Ils ont tous raison
Ils ont tous raison, Paolo Sorrentino, Albin Michel, août 2011
"Tony Pagoda, chanteur de charme, a traversé la scène d’une Italie florissante. De Naples à Capri, il a connu la gloire, l’argent, les femmes. Aussi, lorsque la scène évolue, il comprend que le moment est venu de changer de cap. À l’occasion d’une brève tournée au Brésil, il décide d’y rester. Mais après dix-huit ans d’un exil moite au fin fond de l’Amazonie, un puissant chef d’entreprise reconverti dans la politique lui offre un pont d’or pour qu’il se produise à nouveau en Italie. Tony Pagoda découvre alors un pays natal qu’il ne reconnaît plus, une Italie vulgaire et stupide où l’argent est roi..." (4ème de couverture)
Pas vraiment chanceux avec la littérature italienne en ce moment (voir D'acier ou Vie et mort de Ludovico Lauter). Mais bon, ces deux derniers, si je n'ai pas vraiment tout aimé, j'en retire plutôt du positif. Pour ce roman de Paolo Sorrentino, c'est un peu différent. Là, j'y croyais. On peut lire dans le dossier de presse des choses comme : "Exubérant et réussi, un premier roman décoiffant" (Livre Hebdo) ou encore : "Remarquable ! On pense bien sûr à Céline, à sa petite musique, et à sa vision apocalyptique du monde" (L'Unità). Mais quel mouche m'a donc piqué pour que j'aille lire le dossier de presse, moi qui ne le fais quasiment jamais ? Pourquoi ai-je lu la quatrième de couverture tentante ?
La déception est à l'image de ce que j'attendais de ce livre. Il commence assez mal d'ailleurs par un inventaire -à la Prévert a-t-on coutume de dire- de sept pages qui aurait pu être drôle, original mais qui est surtout un peu longuet, et qui résume d'ailleurs ce que je pense de l'ensemble de ce roman. Puis, entre en scène Tony Pagoda -dans tous les sens du terme, puisqu'il arrive dans le roman et qu'il se prépare, dans sa loge à monter sur scène pour un concert très particulier, devant du beau monde, des Italo-américains dont Franck Sinatra lui-même.
Seulement, le charme n'opère pas. L'écriture que l'on me promettait unique, originale l'est probablement, mais elle est surtout agaçante et parfois à la limite du mauvais goût et du roman de gare :
"Détendue et tranquille, loin de tout le vacarme déchaîné par Peppino et les autres, ce qui la rendait à mes yeux plus supérieure encore. Plus up que n'importe quelle prévision. Mon cœur faisait ouah-ouah. Un caniche timide aboyait dans mes entrailles" (p.68)

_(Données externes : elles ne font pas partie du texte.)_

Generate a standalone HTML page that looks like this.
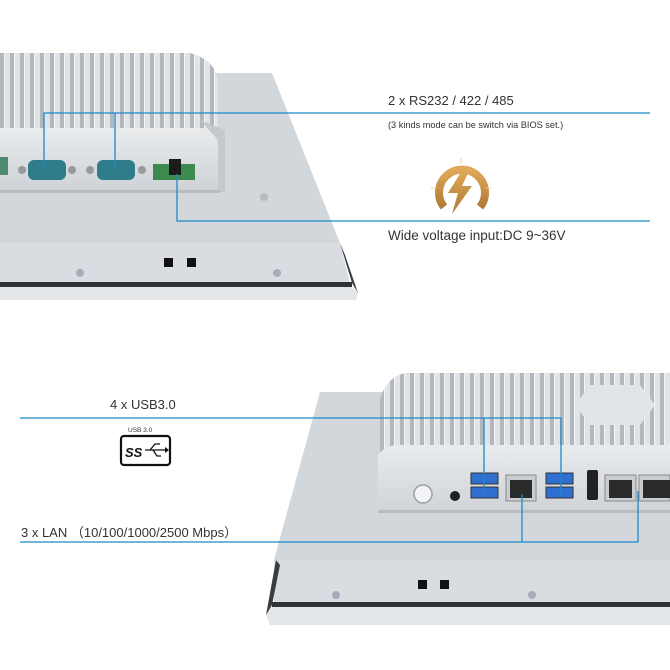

Et la cerise : " Je fis ce qu'aurait fait n'importe quel homme qui se retrouve avec son cœur dans sa main. Je l'attendis au bar de mon désir, qui était pour elle le bar de ses vacances" (p.69) Beurk. Même au second ou au troisième degré je trouve ces phrases particulièrement mauvaises. Ou alors ou cent cinquantième degré, peut-être ! Après plusieurs verres de Chianti ?
Malgré tout, je continue, en passant des pages -j'ai donc pu rater quelques perles aussi belles que les précédentes. Mais à un moment, il faut que je me rende à l'évidence, ce livre n'est pas pour moi !
Et pourtant, j'ai essayé et j'ai même bien aimé certains passages, notamment celui qui raconte une fusillade pendant laquelle Tony est mort de trouille :
" Maintenant c'est la peur à l'état pur, la peur comme Notre Seigneur l'avait sans doute imaginée, quand il la conçut en même temps que les dinosaures et les pierres précieuses. Et cette panique, vorace et marécageuse, se manifeste d'une manière très précise. Je sens comme des flamands roses qui me picorent le cul.
C'est ma prostate. Elle devient douloureuse.
Et on y est !" (p.56)
Preuve s'il en était besoin qu'encore une fois, c'est moi qui ne suis pas capable de comprendre une oeuvre majeure (j'écris cela au cas où des lecteurs mal intentionnés s'apprêteraient à m'insulter en commentaires, à me dire que décidément, je suis trop nul, que ce livre il est trop bien, et l'écriture elle est trop top.)
Donc, je vous en prie, faites donc la rencontre de Tony Pagoda si l'envie vous prend, vous le trouverez peut-être plus sympathique que moi.